GOAL – Only the lines from the start of the data through the line containing "a_ko = [100, 100, 100, 100, 100, 100, 98.8]" should be written out, exactly as they are, with both ends included and the pictures left out.

SOURCE EXCERPT –
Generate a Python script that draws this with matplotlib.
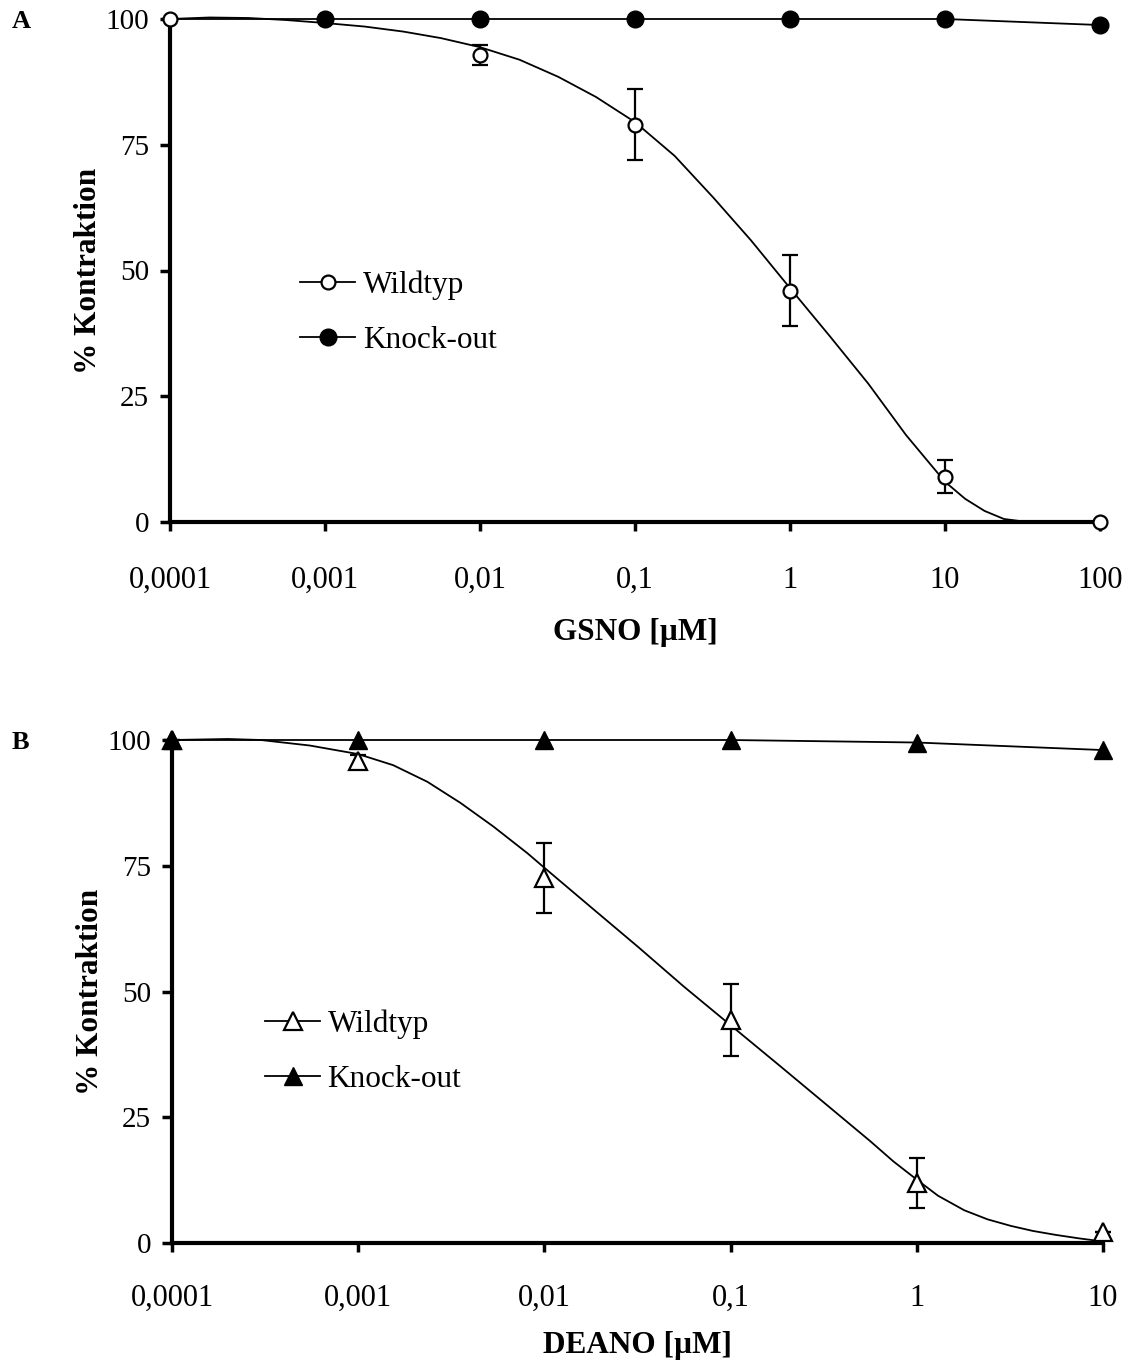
import matplotlib
matplotlib.use("Agg")
import matplotlib.pyplot as plt
from matplotlib.ticker import FixedLocator, FixedFormatter, NullLocator

plt.rcParams['font.family'] = ['Liberation Serif', 'DejaVu Serif']

# ---------------- data: panel A (GSNO) ----------------
a_conc = [0.0001, 0.001, 0.01, 0.1, 1, 10, 100]
a_wt = [100, 100, 92.8, 79.0, 46.0, 9.0, 0.0]
a_wt_err = [0, 0, 2.0, 7.0, 7.0, 3.3, 0]
a_ko = [100, 100, 100, 100, 100, 100, 98.8]

a_fit_x = [1e-4, 1.8e-4, 3.2e-4, 5.6e-4, 1e-3, 1.8e-3, 3.2e-3, 5.6e-3, 1e-2, 1.8e-2,
           3.2e-2, 5.6e-2, 0.1, 0.18, 0.32, 0.56, 1, 1.8, 3.2, 5.6, 10, 13.5, 18, 24,
           34, 100]
a_fit_wt = [100, 100.3, 100.2, 99.8, 99.2, 98.5, 97.5, 96.2, 94.4, 91.9,
            88.5, 84.5, 79.5, 72.8, 64.5, 56, 46.5, 37, 27.5, 17.3, 8.0, 4.6, 2.2, 0.6,
            0, 0]

a_xticks = [0.0001, 0.001, 0.01, 0.1, 1, 10, 100]
a_xlabels = ['0,0001', '0,001', '0,01', '0,1', '1', '10', '100']

# ---------------- data: panel B (DEANO) ----------------
b_conc = [0.0001, 0.001, 0.01, 0.1, 1, 10]
b_wt = [100, 95.8, 72.6, 44.3, 11.9, 2.2]
b_wt_err = [0, 1.2, 7.0, 7.2, 4.9, 0]
b_ko = [100, 100, 100, 100, 99.5, 98.0]

b_fit_x = [1e-4, 2e-4, 3e-4, 5.5e-4, 1e-3, 1.54e-3, 2.35e-3, 3.54e-3, 5.32e-3, 8.1e-3,
           1e-2, 1.8e-2, 3.2e-2, 5.6e-2, 0.1, 0.18, 0.32, 0.56, 0.75, 1, 1.3, 1.8,
           2.4, 3.2, 4.2, 5.6, 7.5, 10]
b_fit_wt = [100, 100.2, 100, 98.9, 97.2, 95, 91.7, 87.5, 82.8, 77.5,
            74.6, 66.6, 58.8, 51.0, 43.3, 35.5, 27.8, 20.3, 16.2, 12.6, 9.4, 6.5,
            4.7, 3.4, 2.4, 1.6, 0.9, 0.3]

b_xticks = [0.0001, 0.001, 0.01, 0.1, 1, 10]
b_xlabels = ['0,0001', '0,001', '0,01', '0,1', '1', '10']

yticks = [0, 25, 50, 75, 100]
ylabels = ['0', '25', '50', '75', '100']

series_names = ['Wildtyp', 'Knock-out']

# ---------------- figure ----------------
W, H = 1138, 1363
fig = plt.figure(figsize=(W / 100, H / 100), dpi=100)

axA = fig.add_axes([170 / W, 1 - 522 / H, 930 / W, 503 / H])
axB = fig.add_axes([172 / W, 1 - 1243 / H, 931 / W, 503 / H])

FSX = 22
FSY = 21
FSL = 22.5
lw_curve = 1.3


def style_axis(ax, xticks, xlabels, xlabel, xpad, xlabelpad):
    ax.set_xscale('log')
    ax.set_xlim(xticks[0], xticks[-1])
    ax.set_ylim(0, 100)
    for s in ('top', 'right'):
        ax.spines[s].set_visible(False)
    for s in ('left', 'bottom'):
        ax.spines[s].set_linewidth(3.0)
    ax.xaxis.set_major_locator(FixedLocator(xticks))
    ax.xaxis.set_major_formatter(FixedFormatter(xlabels))
    ax.xaxis.set_minor_locator(NullLocator())
    ax.yaxis.set_major_locator(FixedLocator(yticks))
    ax.yaxis.set_major_formatter(FixedFormatter(ylabels))
    ax.tick_params(axis='x', which='major', direction='out', length=6.5, width=2.5,
                   pad=xpad, labelsize=FSX)
    ax.tick_params(axis='y', which='major', direction='out', length=7, width=2.5,
                   pad=8, labelsize=FSY)
    ax.set_xlabel(xlabel, fontsize=FSL, fontweight='bold', labelpad=xlabelpad)
    ax.set_ylabel('% Kontraktion', fontsize=FSL, fontweight='bold', labelpad=2)


def add_legend(ax, handles, anchor):
    ax.legend(handles, series_names, loc='upper left', bbox_to_anchor=anchor,
              frameon=False, fontsize=FSL, handlelength=1.76, handletextpad=0.24,
              labelspacing=0.84, borderpad=0, borderaxespad=0)


# ----- Panel A -----
style_axis(axA, a_xticks, a_xlabels, 'GSNO [µM]', 25, 17)
axA.plot(a_fit_x, a_fit_wt, color='black', lw=lw_curve, zorder=3, clip_on=False)
axA.plot(a_conc, a_ko, color='black', lw=lw_curve, zorder=3, clip_on=False)
axA.errorbar(a_conc, a_wt, yerr=a_wt_err, fmt='o', ms=10, mfc='white', mec='black',
             mew=1.6, ecolor='black', elinewidth=1.6, capsize=5.5, capthick=1.6,
             zorder=4, clip_on=False)
axA.plot(a_conc, a_ko, linestyle='none', marker='o', ms=12, mfc='black', mec='black',
         markevery=slice(1, None), zorder=5, clip_on=False)
hA1, = axA.plot([], [], color='black', lw=lw_curve, marker='o', ms=10, mfc='white',
                mec='black', mew=1.6)
hA2, = axA.plot([], [], color='black', lw=lw_curve, marker='o', ms=12, mfc='black',
                mec='black')
add_legend(axA, [hA1, hA2], (0.14, 0.500))

# ----- Panel B -----
style_axis(axB, b_xticks, b_xlabels, 'DEANO [µM]', 23, 13)
axB.plot(b_fit_x, b_fit_wt, color='black', lw=lw_curve, zorder=3, clip_on=False)
axB.plot(b_conc, b_ko, color='black', lw=lw_curve, zorder=3, clip_on=False)
axB.errorbar(b_conc, b_wt, yerr=b_wt_err, fmt='^', ms=13, mfc='white', mec='black',
             mew=1.6, ecolor='black', elinewidth=1.6, capsize=5.5, capthick=1.6,
             zorder=4, clip_on=False)
axB.plot(b_conc, b_ko, linestyle='none', marker='^', ms=13, mfc='black', mec='black',
         zorder=5, clip_on=False)
hB1, = axB.plot([], [], color='black', lw=lw_curve, marker='^', ms=13, mfc='white',
                mec='black', mew=1.6)
hB2, = axB.plot([], [], color='black', lw=lw_curve, marker='^', ms=13, mfc='black',
                mec='black')
add_legend(axB, [hB1, hB2], (0.10, 0.464))

# panel letters
fig.text(12 / W, 1 - 10 / H, 'A', fontsize=19, fontweight='bold', va='top', ha='left')
fig.text(12 / W, 1 - 731 / H, 'B', fontsize=19, fontweight='bold', va='top', ha='left')

fig.savefig('out.png', dpi=100, facecolor='white')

WORKED ANSWER –
Generate a Python script that draws this with matplotlib.
import matplotlib
matplotlib.use("Agg")
import matplotlib.pyplot as plt
from matplotlib.ticker import FixedLocator, FixedFormatter, NullLocator

plt.rcParams['font.family'] = ['Liberation Serif', 'DejaVu Serif']

# ---------------- data: panel A (GSNO) ----------------
a_conc = [0.0001, 0.001, 0.01, 0.1, 1, 10, 100]
a_wt = [100, 100, 92.8, 79.0, 46.0, 9.0, 0.0]
a_wt_err = [0, 0, 2.0, 7.0, 7.0, 3.3, 0]
a_ko = [100, 100, 100, 100, 100, 100, 98.8]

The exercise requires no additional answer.